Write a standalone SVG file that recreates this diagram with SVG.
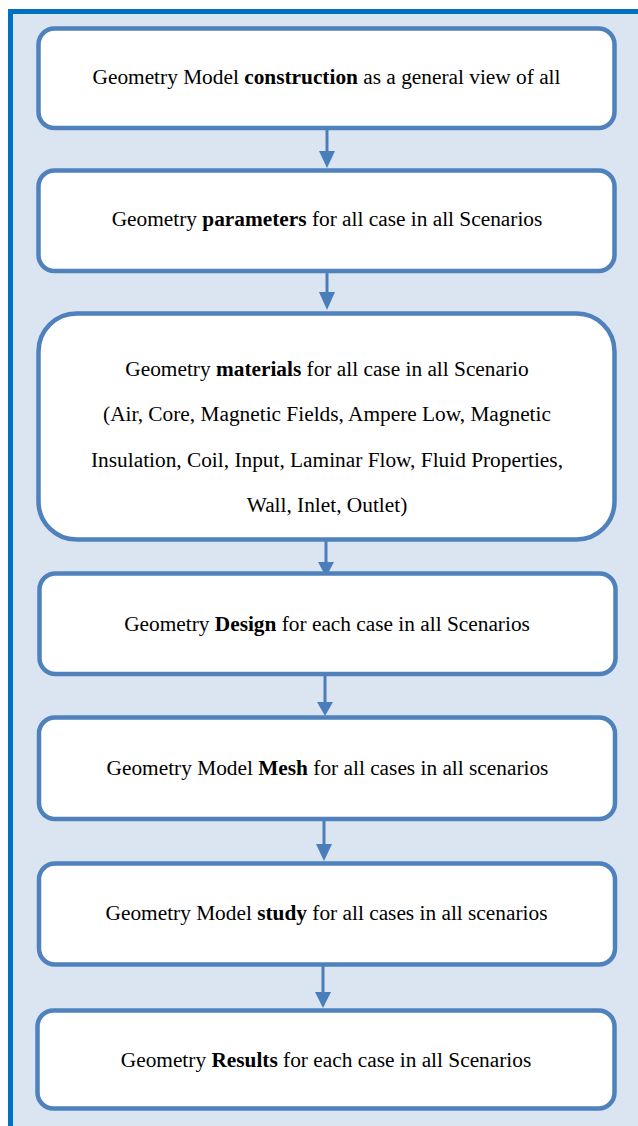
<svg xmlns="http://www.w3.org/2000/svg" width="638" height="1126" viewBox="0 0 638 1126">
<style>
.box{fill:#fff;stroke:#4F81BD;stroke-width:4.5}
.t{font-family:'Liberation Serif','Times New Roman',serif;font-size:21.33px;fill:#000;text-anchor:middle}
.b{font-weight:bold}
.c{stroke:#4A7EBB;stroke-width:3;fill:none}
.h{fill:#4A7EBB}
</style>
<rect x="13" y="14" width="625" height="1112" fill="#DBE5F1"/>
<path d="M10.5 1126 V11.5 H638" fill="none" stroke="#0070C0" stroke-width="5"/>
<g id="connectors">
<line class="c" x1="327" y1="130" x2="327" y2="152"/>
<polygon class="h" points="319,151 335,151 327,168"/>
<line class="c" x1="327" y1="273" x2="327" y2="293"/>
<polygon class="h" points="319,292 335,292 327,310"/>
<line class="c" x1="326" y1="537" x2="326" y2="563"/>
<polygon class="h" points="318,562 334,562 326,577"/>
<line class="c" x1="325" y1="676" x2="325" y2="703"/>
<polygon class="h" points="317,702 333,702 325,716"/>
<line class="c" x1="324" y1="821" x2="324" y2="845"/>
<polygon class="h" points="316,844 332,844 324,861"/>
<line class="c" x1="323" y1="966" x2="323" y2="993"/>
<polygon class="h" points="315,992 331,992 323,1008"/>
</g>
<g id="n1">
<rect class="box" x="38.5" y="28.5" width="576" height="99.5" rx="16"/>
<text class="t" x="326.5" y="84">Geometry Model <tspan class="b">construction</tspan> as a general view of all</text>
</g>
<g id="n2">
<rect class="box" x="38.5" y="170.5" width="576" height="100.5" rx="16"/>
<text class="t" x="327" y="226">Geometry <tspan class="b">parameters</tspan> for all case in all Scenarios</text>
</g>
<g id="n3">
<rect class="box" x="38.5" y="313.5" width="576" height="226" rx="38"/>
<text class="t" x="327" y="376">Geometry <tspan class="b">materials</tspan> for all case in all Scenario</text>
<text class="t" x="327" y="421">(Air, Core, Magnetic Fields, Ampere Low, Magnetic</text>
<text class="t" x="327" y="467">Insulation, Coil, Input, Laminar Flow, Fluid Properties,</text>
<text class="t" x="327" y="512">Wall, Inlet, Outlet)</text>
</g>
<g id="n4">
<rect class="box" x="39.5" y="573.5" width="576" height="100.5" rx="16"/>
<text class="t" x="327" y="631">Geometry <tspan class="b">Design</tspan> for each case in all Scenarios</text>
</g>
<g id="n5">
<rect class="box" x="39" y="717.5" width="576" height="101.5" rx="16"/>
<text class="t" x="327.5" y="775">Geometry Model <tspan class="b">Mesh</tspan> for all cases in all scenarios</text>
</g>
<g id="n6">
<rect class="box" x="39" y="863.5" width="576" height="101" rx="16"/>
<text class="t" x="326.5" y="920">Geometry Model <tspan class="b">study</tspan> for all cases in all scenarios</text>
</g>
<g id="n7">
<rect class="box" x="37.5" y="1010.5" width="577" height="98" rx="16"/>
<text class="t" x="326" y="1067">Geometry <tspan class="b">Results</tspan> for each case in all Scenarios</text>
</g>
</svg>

_EXERCISE BRIEF_. Every line should be retyped exactly, with the pictures omitted.

_SOLVED EXERCISE_.
Write a standalone SVG file that recreates this diagram with SVG.
<svg xmlns="http://www.w3.org/2000/svg" width="638" height="1126" viewBox="0 0 638 1126">
<style>
.box{fill:#fff;stroke:#4F81BD;stroke-width:4.5}
.t{font-family:'Liberation Serif','Times New Roman',serif;font-size:21.33px;fill:#000;text-anchor:middle}
.b{font-weight:bold}
.c{stroke:#4A7EBB;stroke-width:3;fill:none}
.h{fill:#4A7EBB}
</style>
<rect x="13" y="14" width="625" height="1112" fill="#DBE5F1"/>
<path d="M10.5 1126 V11.5 H638" fill="none" stroke="#0070C0" stroke-width="5"/>
<g id="connectors">
<line class="c" x1="327" y1="130" x2="327" y2="152"/>
<polygon class="h" points="319,151 335,151 327,168"/>
<line class="c" x1="327" y1="273" x2="327" y2="293"/>
<polygon class="h" points="319,292 335,292 327,310"/>
<line class="c" x1="326" y1="537" x2="326" y2="563"/>
<polygon class="h" points="318,562 334,562 326,577"/>
<line class="c" x1="325" y1="676" x2="325" y2="703"/>
<polygon class="h" points="317,702 333,702 325,716"/>
<line class="c" x1="324" y1="821" x2="324" y2="845"/>
<polygon class="h" points="316,844 332,844 324,861"/>
<line class="c" x1="323" y1="966" x2="323" y2="993"/>
<polygon class="h" points="315,992 331,992 323,1008"/>
</g>
<g id="n1">
<rect class="box" x="38.5" y="28.5" width="576" height="99.5" rx="16"/>
<text class="t" x="326.5" y="84">Geometry Model <tspan class="b">construction</tspan> as a general view of all</text>
</g>
<g id="n2">
<rect class="box" x="38.5" y="170.5" width="576" height="100.5" rx="16"/>
<text class="t" x="327" y="226">Geometry <tspan class="b">parameters</tspan> for all case in all Scenarios</text>
</g>
<g id="n3">
<rect class="box" x="38.5" y="313.5" width="576" height="226" rx="38"/>
<text class="t" x="327" y="376">Geometry <tspan class="b">materials</tspan> for all case in all Scenario</text>
<text class="t" x="327" y="421">(Air, Core, Magnetic Fields, Ampere Low, Magnetic</text>
<text class="t" x="327" y="467">Insulation, Coil, Input, Laminar Flow, Fluid Properties,</text>
<text class="t" x="327" y="512">Wall, Inlet, Outlet)</text>
</g>
<g id="n4">
<rect class="box" x="39.5" y="573.5" width="576" height="100.5" rx="16"/>
<text class="t" x="327" y="631">Geometry <tspan class="b">Design</tspan> for each case in all Scenarios</text>
</g>
<g id="n5">
<rect class="box" x="39" y="717.5" width="576" height="101.5" rx="16"/>
<text class="t" x="327.5" y="775">Geometry Model <tspan class="b">Mesh</tspan> for all cases in all scenarios</text>
</g>
<g id="n6">
<rect class="box" x="39" y="863.5" width="576" height="101" rx="16"/>
<text class="t" x="326.5" y="920">Geometry Model <tspan class="b">study</tspan> for all cases in all scenarios</text>
</g>
<g id="n7">
<rect class="box" x="37.5" y="1010.5" width="577" height="98" rx="16"/>
<text class="t" x="326" y="1067">Geometry <tspan class="b">Results</tspan> for each case in all Scenarios</text>
</g>
</svg>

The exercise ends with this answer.